I had started this post on Sunday and I had only been home long enough to take of my make up and climb into bed. As of right now its 9:30 p.m. on a Monday night and Im trying to finish it up so it can go live
The week leading up to today has seen more tears than I thought myself capable of producing. They tell you all the time it will be hard, the long months with little to no communication, the worry and missing them, the sleepless nights and heartache. But the one thing thats always left out is how hard it is to walk away after saying goodbye.
I managed to hold myself together. At least in front of the others. I teared up when I had to let go so he could walk away and get on the bus. I couldn’t stay long enough to see them pull away. I sat in my car and did my best not to sob. He needed me to be strong because if I broke down so would he.

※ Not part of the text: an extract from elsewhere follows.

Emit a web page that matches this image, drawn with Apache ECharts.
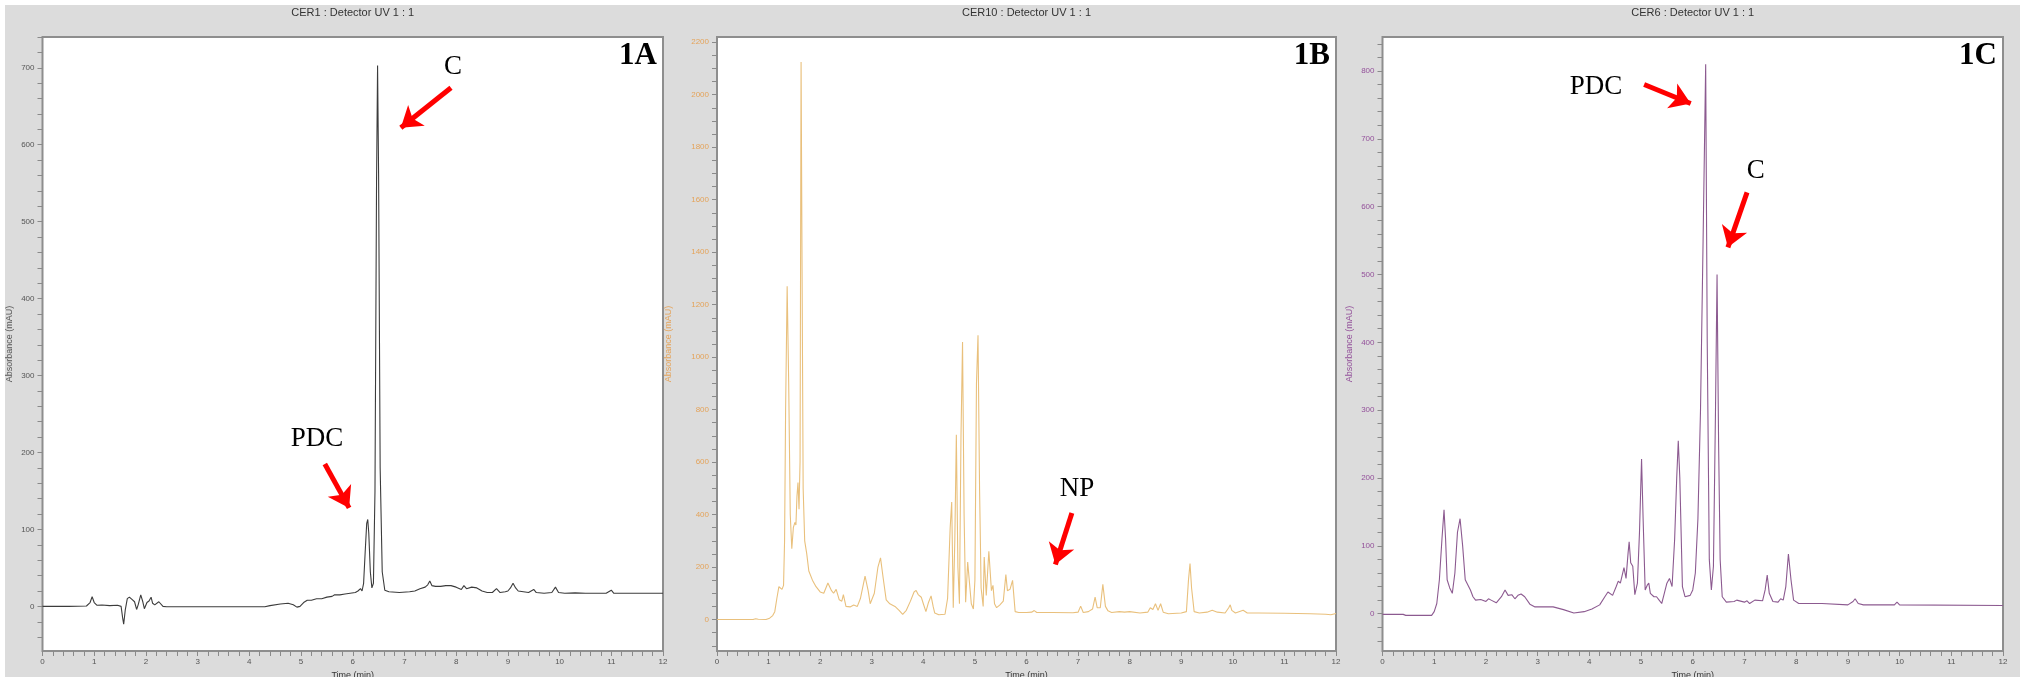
<!DOCTYPE html>
<html>
<head>
<meta charset="utf-8">
<script src="https://cdn.jsdelivr.net/npm/echarts@6/dist/echarts.min.js"></script>
<style>
  html, body { margin: 0; padding: 0; background: #ffffff; }
  #chart { position: absolute; left: 5px; top: 5px; width: 2015px; height: 672px; }
</style>
</head>
<body>
<div id="chart"></div>
<script>
// ---- CER1 chromatogram (time in min, absorbance in mAU) ----
const timeA = [0,0.5,0.85,0.92,0.96,1.0,1.05,1.15,1.3,1.45,1.52,1.55,1.57,1.6,1.64,1.68,1.73,1.78,1.82,1.85,1.9,1.94,1.97,2.02,2.06,2.1,2.13,2.17,2.2,2.25,2.28,2.33,2.4,3.0,4.3,4.4,4.6,4.75,4.85,4.92,4.98,5.05,5.12,5.2,5.3,5.4,5.5,5.6,5.65,5.75,5.85,5.95,6.05,6.1,6.15,6.18,6.21,6.24,6.27,6.29,6.31,6.34,6.37,6.4,6.43,6.46,6.48,6.5,6.53,6.57,6.62,6.7,6.9,7.1,7.2,7.3,7.4,7.45,7.49,7.53,7.6,7.7,7.8,7.9,8.0,8.1,8.15,8.2,8.3,8.4,8.5,8.6,8.7,8.78,8.85,8.95,9.0,9.05,9.1,9.15,9.2,9.3,9.4,9.5,9.55,9.7,9.85,9.92,9.98,10.1,10.3,10.5,10.9,11.0,11.05,11.5,12.0];
const absA  = [0,0,0.5,5,12.5,5,1.5,1.8,1,1.5,0,-15,-23,-5,10,12,9,6,-4,2,15,6,-3,5,7,12,4,2,0,6,4,0,-0.5,-0.5,-0.5,1,3,4,2,-1,0,5,8,8,10,10,12,13,15,15,16,17,18,20,23,20,30,70,108,113,95,45,24,30,150,550,703,560,180,45,21,19,18,19,20,23,25,28,33,27,26,26,27,27,25,22,27,23,25,24,20,18,18,23,18,19,20,24,30,24,20,19,18,22,18,17,18,25,18,17,17.5,17,17,21,17,17,17];

// ---- CER10 chromatogram ----
const timeB = [0,0.7,0.75,0.8,0.95,1.02,1.08,1.12,1.16,1.2,1.23,1.26,1.29,1.31,1.33,1.36,1.39,1.42,1.45,1.48,1.51,1.53,1.55,1.57,1.59,1.61,1.63,1.65,1.67,1.7,1.74,1.78,1.85,1.92,2.0,2.07,2.15,2.22,2.26,2.31,2.37,2.42,2.45,2.5,2.58,2.65,2.72,2.78,2.87,2.93,2.97,3.05,3.12,3.17,3.22,3.28,3.35,3.45,3.53,3.6,3.67,3.75,3.82,3.86,3.9,3.96,4.0,4.05,4.1,4.15,4.19,4.22,4.3,4.42,4.47,4.52,4.55,4.58,4.61,4.64,4.67,4.7,4.73,4.76,4.79,4.82,4.86,4.89,4.93,4.97,5.0,5.03,5.06,5.09,5.12,5.16,5.18,5.22,5.27,5.32,5.35,5.38,5.42,5.48,5.51,5.55,5.6,5.63,5.68,5.73,5.78,5.85,6.0,6.1,6.15,6.2,6.5,6.9,7.0,7.05,7.1,7.2,7.28,7.33,7.37,7.43,7.48,7.53,7.58,7.65,7.8,7.9,8.0,8.2,8.35,8.4,8.45,8.5,8.55,8.6,8.65,8.75,9.0,9.1,9.14,9.17,9.2,9.25,9.35,9.5,9.6,9.7,9.85,9.92,9.95,9.98,10.05,10.2,10.28,10.5,11.0,11.5,11.8,11.9,12.0];
const absB  = [0,0,3,1,0,5,15,30,80,125,130,115,130,300,800,1270,900,400,270,350,370,360,470,522,420,600,2125,1300,500,300,250,185,150,125,105,100,139,110,100,115,75,70,95,50,48,55,50,80,165,110,60,100,200,235,160,75,60,50,35,20,35,70,105,111,95,85,60,30,65,90,50,25,18,20,80,350,448,45,300,704,200,60,700,1058,400,66,219,150,60,40,150,900,1083,500,120,50,238,92,260,110,130,60,45,55,50,70,171,110,115,149,30,27,27,28,34,27,27,26,28,51,27,30,40,85,45,45,134,50,33,27,30,28,30,25,28,45,38,60,35,60,28,22,25,30,150,213,120,30,25,28,35,28,25,45,56,35,25,35,25,25,24,22,20,18,23];

// ---- CER6 chromatogram ----
const timeC = [0,0.4,0.45,0.95,1.0,1.05,1.1,1.15,1.19,1.22,1.25,1.3,1.35,1.4,1.45,1.5,1.55,1.6,1.7,1.75,1.8,1.9,2.0,2.05,2.1,2.2,2.3,2.37,2.43,2.5,2.56,2.62,2.68,2.75,2.85,2.95,3.3,3.5,3.7,3.9,4.05,4.2,4.3,4.36,4.45,4.52,4.56,4.6,4.67,4.71,4.75,4.77,4.8,4.84,4.88,4.93,4.97,5.01,5.04,5.08,5.12,5.15,5.18,5.25,5.3,5.35,5.4,5.45,5.5,5.55,5.6,5.65,5.69,5.72,5.75,5.8,5.85,5.95,6.0,6.05,6.1,6.15,6.2,6.25,6.28,6.32,6.36,6.4,6.44,6.47,6.5,6.53,6.57,6.65,6.8,6.85,7.0,7.05,7.1,7.2,7.35,7.4,7.44,7.48,7.55,7.65,7.7,7.75,7.8,7.85,7.9,7.95,8.05,8.5,9.0,9.1,9.14,9.2,9.3,9.5,9.9,9.95,10.0,12.0];
const absC  = [-1,-1,-2.5,-2.5,3,15,50,110,153,110,50,38,30,60,120,140,100,50,35,25,20,21,18,22,20,16,25,35,27,28,22,27,29,25,14,10,10,6,1,3,7,13,25,32,27,40,48,45,68,52,90,106,75,70,28,45,120,228,140,35,42,45,30,25,25,20,15,30,45,52,40,110,200,255,200,40,25,27,35,60,140,300,550,810,400,80,35,70,300,500,250,80,25,17,18,20,17,19,15,20,19,35,57,30,18,17,22,20,40,88,50,20,15,15,13,18,22,15,13,13,13,17,13,12];

// ---- axis ticks and labels ----
const timeLabels = [0,1,2,3,4,5,6,7,8,9,10,11,12];
const labelsA = [0,100,200,300,400,500,600,700];
const labelsB = [0,200,400,600,800,1000,1200,1400,1600,1800,2000,2200];
const labelsC = [0,100,200,300,400,500,600,700,800];
const titles = ['CER1 : Detector UV 1 : 1', 'CER10 : Detector UV 1 : 1', 'CER6 : Detector UV 1 : 1'];
const panelTags = ['1A', '1B', '1C'];

function steps(from, to, step) {
  const out = [];
  for (let v = from; v <= to + 1e-9; v += step) out.push(Math.round(v * 1000) / 1000);
  return out;
}
const timeMinor = steps(0, 12, 0.2);

const SANS = '"Liberation Sans", Arial, sans-serif';
const SERIF = '"Liberation Serif", "Times New Roman", serif';

const panels = [
  { left: 37.5, width: 620.5, min: -58, max: 740, labels: labelsA, minor: steps(-40, 740, 20),
    lineColor: '#3c3c3c', textColor: '#555555', nameGap: 28, time: timeA, abs: absA },
  { left: 712, width: 619, min: -120, max: 2220, labels: labelsB, minor: steps(-100, 2200, 50),
    lineColor: '#e9c07c', textColor: '#e4a35a', nameGap: 44, time: timeB, abs: absB },
  { left: 1377.5, width: 620.5, min: -55, max: 850, labels: labelsC, minor: steps(-40, 840, 20),
    lineColor: '#8c5a90', textColor: '#93509a', nameGap: 28, time: timeC, abs: absC }
];

const GRID_TOP = 32, GRID_H = 614;

// red arrow annotations [tail, head] in data coordinates, plus their labels
const arrows = [
  [ [[7.90, 674], [6.93, 622]], [[5.46, 185], [5.93, 128]] ],
  [ [[6.88, 406], [6.56, 210]] ],
  [ [[5.06, 780], [5.96, 752]], [[7.05, 621], [6.68, 540]] ]
];
const notes = [
  [ { t: 7.94, v: 701, text: 'C' }, { t: 5.31, v: 218, text: 'PDC' } ],
  [ { t: 6.98, v: 498, text: 'NP' } ],
  [ { t: 4.13, v: 777, text: 'PDC' }, { t: 7.22, v: 652, text: 'C' } ]
];

const option = {
  backgroundColor: '#dcdcdc',
  animation: false,
  title: panels.map((p, i) => ({
    text: titles[i],
    left: p.left + p.width / 2,
    top: 2,
    padding: 0,
    textAlign: 'center',
    textStyle: { fontSize: 11, fontWeight: 'normal', color: '#333', fontFamily: SANS }
  })),
  grid: panels.map(p => ({
    left: p.left, top: GRID_TOP, width: p.width, height: GRID_H,
    outerBoundsMode: 'none', containLabel: false,
    show: true, backgroundColor: '#ffffff', borderColor: '#8e8e8e', borderWidth: 2
  })),
  xAxis: panels.map((p, i) => ({
    type: 'value', gridIndex: i, min: 0, max: 12,
    name: 'Time (min)', nameLocation: 'middle', nameGap: 14,
    nameTextStyle: { fontSize: 9, color: '#333', fontFamily: SANS },
    axisLine: { show: false, onZero: false },
    splitLine: { show: false },
    axisTick: { show: true, length: 5, customValues: timeMinor, lineStyle: { color: '#8a8a8a' } },
    axisLabel: { customValues: timeLabels, fontSize: 8, color: '#555', margin: 7, fontFamily: SANS,
                 formatter: v => String(v) }
  })),
  yAxis: panels.map((p, i) => ({
    type: 'value', gridIndex: i, min: p.min, max: p.max,
    name: 'Absorbance (mAU)', nameLocation: 'middle', nameGap: p.nameGap,
    nameTextStyle: { fontSize: 9, color: p.textColor, fontFamily: SANS },
    axisLine: { show: false, onZero: false },
    splitLine: { show: false },
    axisTick: { show: true, length: 5, customValues: p.minor, lineStyle: { color: '#8a8a8a' } },
    axisLabel: { customValues: p.labels, fontSize: 8, color: p.textColor, margin: 8, fontFamily: SANS,
                 formatter: v => String(v) }
  })),
  series: panels.map((p, i) => ({
    type: 'line', xAxisIndex: i, yAxisIndex: i,
    data: p.time.map((t, k) => [t, p.abs[k]]),
    showSymbol: false, symbol: 'none', sampling: null,
    lineStyle: { color: p.lineColor, width: 1.1 },
    silent: true,
    markLine: {
      silent: true, animation: false,
      symbol: ['none', 'arrow'], symbolSize: 20,
      lineStyle: { color: '#ff0000', width: 5, type: 'solid' },
      label: { show: false },
      emphasis: { disabled: true },
      data: arrows[i].map(a => [{ coord: a[0] }, { coord: a[1] }])
    },
    markPoint: {
      silent: true, animation: false,
      symbol: 'rect', symbolSize: 1,
      itemStyle: { color: 'rgba(0,0,0,0)' },
      label: { show: true, position: 'inside', fontSize: 27, color: '#000', fontFamily: SERIF },
      data: notes[i].map(n => ({ coord: [n.t, n.v], label: { formatter: n.text } }))
    }
  })),
  graphic: panels.map((p, i) => ({
    type: 'text',
    x: p.left + p.width - 6,
    y: 51,
    style: {
      text: panelTags[i], fill: '#000',
      font: 'bold 31px ' + SERIF,
      textAlign: 'right', textVerticalAlign: 'middle'
    }
  }))
};

const chart = echarts.init(document.getElementById('chart'), null, { renderer: 'canvas' });
chart.setOption(option);
</script>
</body>
</html>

I managed to make it all the way home before I lost it. The house was too quite and his things were no longer spread all over the place. There was no music or video game sounds. The bed wasn’t already unmade and the shower wasn’t running. I think it was in that moment where it was just too quite that I broke down.
It feels like the weight of the world and then some came crashing down upon me and all I could do was take the burden. My phone kept ringing with texts and phone calls of people asking me how I was handling things. I wanted everyone to understand the more they asked the more I cried.

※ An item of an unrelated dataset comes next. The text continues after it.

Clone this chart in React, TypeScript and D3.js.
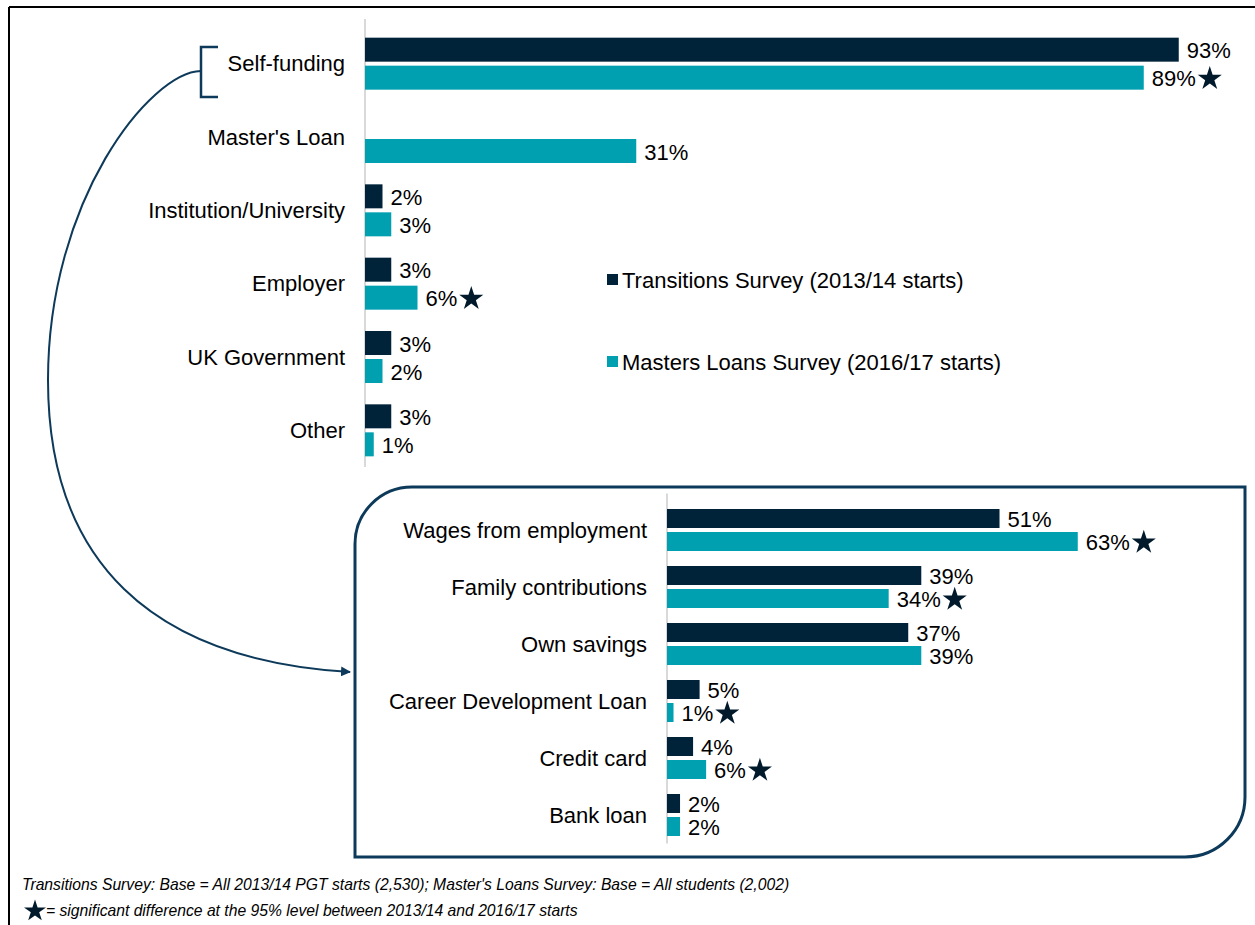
import React from "react";
import * as d3 from "d3";

const topCategories = ["Self-funding", "Master's Loan", "Institution/University", "Employer", "UK Government", "Other"];
const topTransitions: (number | null)[] = [93, null, 2, 3, 3, 3];
const topMasters = [89, 31, 3, 6, 2, 1];
const topSignificant = [true, false, false, true, false, false];

const bottomCategories = ["Wages from employment", "Family contributions", "Own savings", "Career Development Loan", "Credit card", "Bank loan"];
const bottomTransitions = [51, 39, 37, 5, 4, 2];
const bottomMasters = [63, 34, 39, 1, 6, 2];
const bottomSignificant = [true, true, false, true, true, false];

const seriesNames = ["Transitions Survey (2013/14 starts)", "Masters Loans Survey (2016/17 starts)"];
const footnote1 = "Transitions Survey: Base = All 2013/14 PGT starts (2,530); Master's Loans Survey: Base = All students (2,002)";
const footnote2 = "= significant difference at the 95% level between 2013/14 and 2016/17 starts";

const DARK = "#00233a";
const TEAL = "#00a0b0";
const BOX = "#0d3a5a";
const FONT = "'Liberation Sans', Arial, sans-serif";

const starPath = d3.symbol().type(d3.symbolStar).size(180)() as string;

function labelWidth(v: number, fs: number) {
  return String(v).length * 0.556 * fs + 0.889 * fs;
}

function Panel({ cats, tr, ms, sig, x0, pxPerPct, y0, y1, barH, darkOff, tealOff, labelX, fs }: any) {
  const x = d3.scaleLinear().domain([0, 100]).range([x0, x0 + pxPerPct * 100]);
  const y = d3.scaleBand<string>().domain(cats).range([y0, y1]);
  const c = (cat: string) => (y(cat) as number) + y.bandwidth() / 2;
  return (
    <g>
      <line x1={x0} x2={x0} y1={y0 - 8} y2={y1} stroke="#d9d9d9" strokeWidth={2} />
      {cats.map((cat: string, i: number) => {
        const cy = c(cat);
        const t = tr[i];
        const m = ms[i];
        const mLabelX = x(m) + 8;
        return (
          <g key={cat}>
            <text x={labelX} y={cy} textAnchor="end" dominantBaseline="central" fontSize={fs} fill="#000">{cat}</text>
            {t != null && (
              <g>
                <rect x={x0} y={cy + darkOff} width={x(t) - x0} height={barH} fill={DARK} />
                <text x={x(t) + 8} y={cy + darkOff + barH / 2 + 1} dominantBaseline="central" fontSize={fs} fill="#000">{t}%</text>
              </g>
            )}
            <rect x={x0} y={cy + tealOff} width={x(m) - x0} height={barH} fill={TEAL} />
            <text x={mLabelX} y={cy + tealOff + barH / 2 + 1} dominantBaseline="central" fontSize={fs} fill="#000">{m}%</text>
            {sig[i] && (
              <path d={starPath} transform={`translate(${mLabelX + labelWidth(m, fs) + 14},${cy + tealOff + barH / 2 + 1})`} fill="#001a2c" />
            )}
          </g>
        );
      })}
    </g>
  );
}

export default function App() {
  return (
    <svg width={1255} height={925} style={{ position: "absolute", left: 0, top: 0, background: "#fff" }} fontFamily={FONT}>
      <rect x={0} y={0} width={1255} height={925} fill="#fff" />
      <line x1={9} x2={1255} y1={7} y2={7} stroke="#000" strokeWidth={2} />
      <line x1={9} x2={9} y1={7} y2={925} stroke="#000" strokeWidth={2} />

      <Panel cats={topCategories} tr={topTransitions} ms={topMasters} sig={topSignificant}
        x0={365} pxPerPct={8.75} y0={27} y1={467} barH={24} darkOff={-26} tealOff={2} labelX={345} fs={22} />

      <rect x={607} y={274} width={11} height={11} fill={DARK} />
      <text x={622} y={280} dominantBaseline="central" fontSize={22}>{seriesNames[0]}</text>
      <rect x={607} y={356} width={11} height={11} fill={TEAL} />
      <text x={622} y={362} dominantBaseline="central" fontSize={22}>{seriesNames[1]}</text>

      <path d="M355,544 A57,57 0 0 1 412,487 L1245,487 L1245,797 A60,60 0 0 1 1185,857 L355,857 Z" fill="none" stroke={BOX} strokeWidth={3} />

      <Panel cats={bottomCategories} tr={bottomTransitions} ms={bottomMasters} sig={bottomSignificant}
        x0={667} pxPerPct={6.52} y0={501.5} y1={843.5} barH={19} darkOff={-21} tealOff={2} labelX={647} fs={22} />

      <path d="M218,47 L201,47 L201,97 L218,97" fill="none" stroke={BOX} strokeWidth={2.5} />
      <defs>
        <marker id="arr" viewBox="0 0 10 10" refX={9} refY={5} markerWidth={5} markerHeight={5} orient="auto">
          <path d="M0,0 L10,5 L0,10 Z" fill={BOX} />
        </marker>
      </defs>
      <path d="M201,71 C150,72 48,200 48,380 C48,560 150,660 350,672" fill="none" stroke={BOX} strokeWidth={2} markerEnd="url(#arr)" />

      <text x={22} y={890} fontSize={15.7} fontStyle="italic">{footnote1}</text>
      <path d={d3.symbol().type(d3.symbolStar).size(150)() as string} transform="translate(35,911)" fill="#001a2c" />
      <text x={46} y={916} fontSize={15.7} fontStyle="italic">{footnote2}</text>
    </svg>
  );
}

But I’m determined to stay strong and not let this deployment get the worst of me. I have plans and goals that I have set for these upcoming months and I am going to try my hardest to see them through.
I have a wedding to plan, schooling to do, house hunting, and now looking for places to stay near the base Matthew is stationed at. There are so many things that need to at least be in the process before he gets home and I know have all the time in the world to do them it seems.
But I still miss him. And I will continue to miss him everyday until he is home and in my arms again. Because like I have mentioned before, everything feels to quite and empty and wrong with him gone. BUT, don’t ever let my moping trick you into thinking I am not proud of what he does. I am more than proud and honored to spend the rest of my life with this man.